In August 2001, with the support of Rodrigo Asturias (nom de guerre Gaspar Ilom)), Alba Estela Maldonado Guevara (nom de guerre Capitán Lola) was elected to replace Soto as Secretary General and subsequently developed a cosier relationship with the ruling FRG, which was founded by its former archenemy Rios Montt. The new party line was met with significant opposition from within the party, leading first to the resignation of Arnoldo Noriega, a former leader inside the EGP and critique from Soto, who rejected cooperation with the FRG. Later in May 2002, Soto also left the party to found the New Nation Alternative, taking fewer than 200 members with him.

In the legislative election, held on 9 November 2003, the severely fractured party saw their vote share decrease to 4.2% of the popular vote, returning 2 out of 158 seats to Congress. Elected were Maldonado Guevara via the party list and Viktor Manuel Sales for a seat in the Huehuetenango delegation. In the presidential election held the same day, its candidate Rodrigo Asturias won 2.6% of the popular vote.

After the elections party leaders cited, among other factors, their lack of knowledge about the political system and electoral campaigning as reasons for their limited electoral success. After Rodrigo Asturias died in June 2005, Héctor Nuila was selected to succeed him as Secretary General. In the preparation phase for the next election, Movimiento Amplio de Izquierdas (MAIZ) was founded as a leftist platform, representing various leftist organizations.

At the 2007 elections the party captured 2 seats, one in Huehuetenango and one via the national list, with 3.7% of the nationwide vote in the congressional elections. In the presidential election of the same day, its candidate Miguel Ángel Sandoval won 2.1% of the popular vote.

For the elections in 2011 the party entered into a political alliance with Winaq, MNR, the URNG splinter ANN and 60 civil society groups to form the Broad Front of the Left. Broadly seen as a positive development inside the left, the coalition only yielded limited electoral success, returning only two seats, one each for San Marcos and Huehuetenango, to the legislature with approximately 3.3% in the congressional elections and 3.2% for the presidential candidate and Winaq founder Rigoberta Menchú.

At the national party convention in March 2013, a new executive committee was elected, including Ángel Sánchez as the successor of Héctor Nuila as new General Secretary.

The coalition was maintained for the 2015 elections and was able to increase their vote share to almost 4.4%, but the party only maintained their single legislator in Congress via winning a congressional district. In the presidential elections the Broad Front of the Left unified behind the presidential candidacy of Miguel Ángel Sandoval, who received about 2.1% of the vote.

In January 2019, the possibility of a united list with the successor party of the ANN, Convergence was explored.
In May 2019, in the run-up to the next elections, the party was one of 5 left leaning parties that declined to participate in a conference hosted by the Asociación la Familia Importa for a conservative pact concerning the "defense of family and life".

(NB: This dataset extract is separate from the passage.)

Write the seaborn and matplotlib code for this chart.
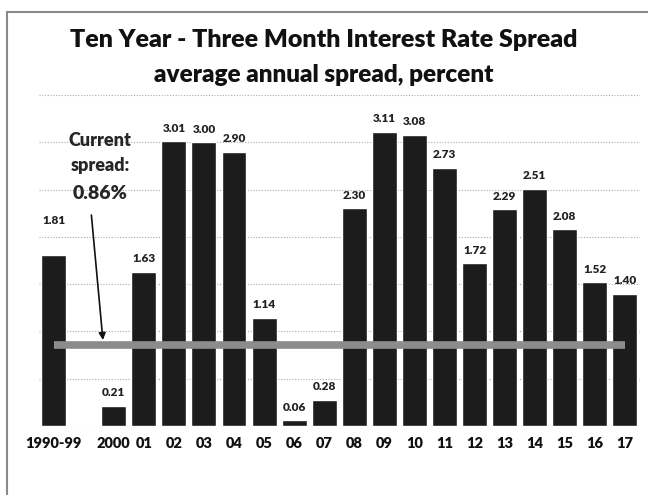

The coalition split up ahead of the elections in 2019, but the party was nonetheless able to reach 2.8% among the national electorate and even increased their number of elected deputies to 3. Before the start of the election campaign, the party committee held talks with Thelma Aldana, founder of Semilla, to discuss the possible support of her candidacy, but as she was barred from participating in the election by the Constitutional Court due to questionable accusations of corruption, the party ultimately nominated Pablo Ceto and Blanca Estela Colop. Ceto, who had already been a vice presidential candidate for the party in 2003, campaigned on a reinvigorated peace process as well as the eradication of poverty and roughly maintained their last result with 2.2% of the vote.

The party by and large opposed the government of Alejandro Giammattei after the election and particularly opposed the dismissal of Juan Francisco Sandoval as head prosecutor of the Special Prosecutor's Office against Impunity in July 2021.
In January 2022, Miguel Ángel Sandoval, the former presidential candidate for the party or alliance in 2007 and 2015, wrote an open letter to party leadership of his own party, the Movement for the Liberation of Peoples, Semilla and Winaq, calling for a fresh political and electoral alliance. He cited the Historic Pact for Colombia and the Brazil of Hope coalitions as successful role models for cross ideological alliances. On 29 January 2023, URNG and Winaq made their renewed alliance public and announced their plans to nominate Amílcar Pop and Mónica Enríquez as their presidential ticket for the upcoming elections.
Moreover, the parties aimed to cooperate with Semilla to win the mayorship of Guatemala City, which ultimately came to fruition when the coalition nominated Juan Francisco Solórzano Foppa, the former director of the Superintendency of the Tax Administration (SAT), for the position.

== Support base ==
During the civil war the group received support from Guatemala's rural poor as well as from urban intellectuals. The URNG enjoyed high support among indigenous communities, which was reflected in the fact that 82% of its demobilized armed combatants and 50% of its political activists came from an indigenous background. After the conclusion of peace negotiations, the URNG was only partially able to maintain this constituency, as other sections organized inside the Democratic Front New Guatemala.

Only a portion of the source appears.